A la permanence de Douglas Alexander, sur la rue principale de Paisley, les sourcils se lèvent lorsque l'on pénètre dans le local. L'accès au candidat reste extrêmement contrôlé. «On vous rappellera», nous explique un charmant cerbère. On ne nous rappellera pas.
Localement, l’influence du Labour a été grignotée peu à peu, d’une élection au Parlement semi-autonome écossais à l’autre. Depuis le scrutin de 2011, les travaillistes ne disposent plus que de 38 sièges, contre 64 au SNP. Et le référendum du mois de septembre a probablement été la goutte de trop. La vision du Labour et des conservateurs travaillant main dans la main pour maintenir uni le Royaume-Uni a été une pilule trop difficile à avaler, encore plus à digérer.

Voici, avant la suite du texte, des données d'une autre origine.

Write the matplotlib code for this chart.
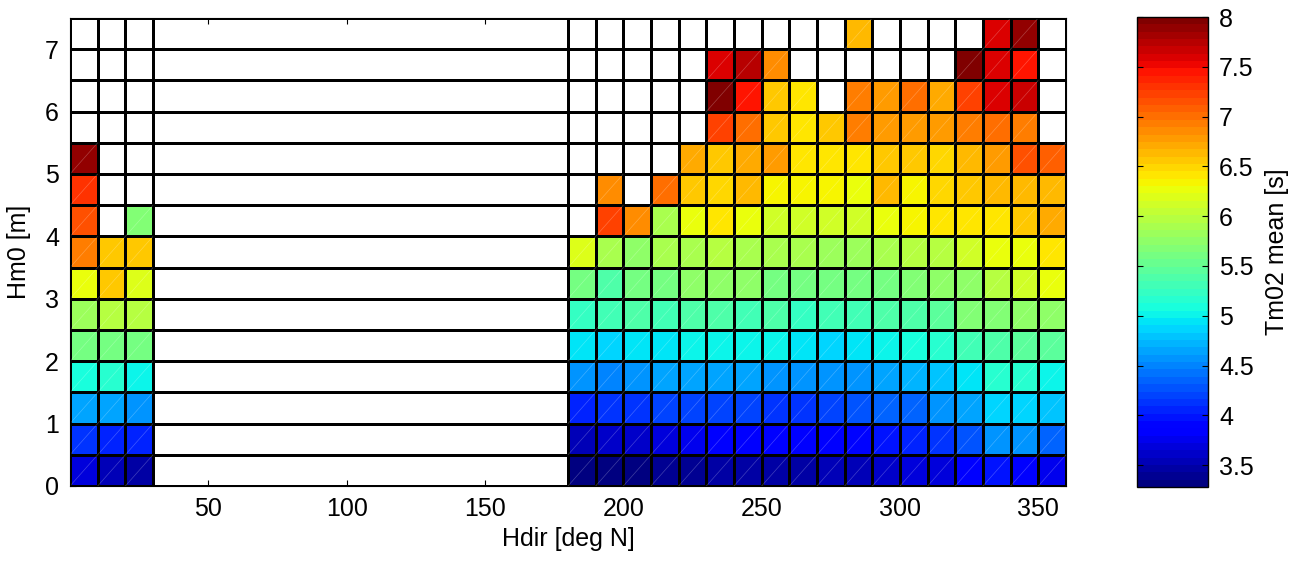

Un nombre d’adhésions triplé en huit mois
Depuis le 19 septembre, lendemain du rejet de l'indépendance, le nombre d'adhésions au SNP a plus que triplé et se chiffre désormais à plus de 100 000, plus que tous les autres partis réunis en Ecosse. «Tous nos adhérents ne sont pas de fervents soutiens à l'indépendance, loin de là, ils sont beaucoup à avoir voté non», explique Lorraine Cameron.
Pour certains, un vote pour le SNP, maintenant que le référendum est passé, permet de réconcilier deux mondes : voir le SNP, crédité d’un bilan au gouvernement local écossais plutôt positif, jouer de son influence à Westminster, sans pour autant plonger dans l’inconnu du saut dans l’indépendance. Et les appels désespérés du Labour, qui a tenté de jouer sur le fait qu’un vote pour le SNP diminuerait la majorité pour le Labour et donc renforcerait la possibilité de maintenir les conservateurs au pouvoir, n’ont eu aucun effet.
Pourtant, «si le raz-de-marée annoncé pour le SNP se confirme, ce sera le début de la fin», prophétise l'historien politique Gerry Hassan. D'outsider, d'anti-establishment, le parti de Nicola Sturgeon se retrouvera soudain à jouer dans la cour des grands. «Le SNP sera devenu comme les autres.» Pour le Labour, c'est sans doute le seul espoir. Une perte de popularité du SNP à Westminster, après quelques mois, lui permettrait, peut-être, de repartir à la conquête des cœurs déçus écossais.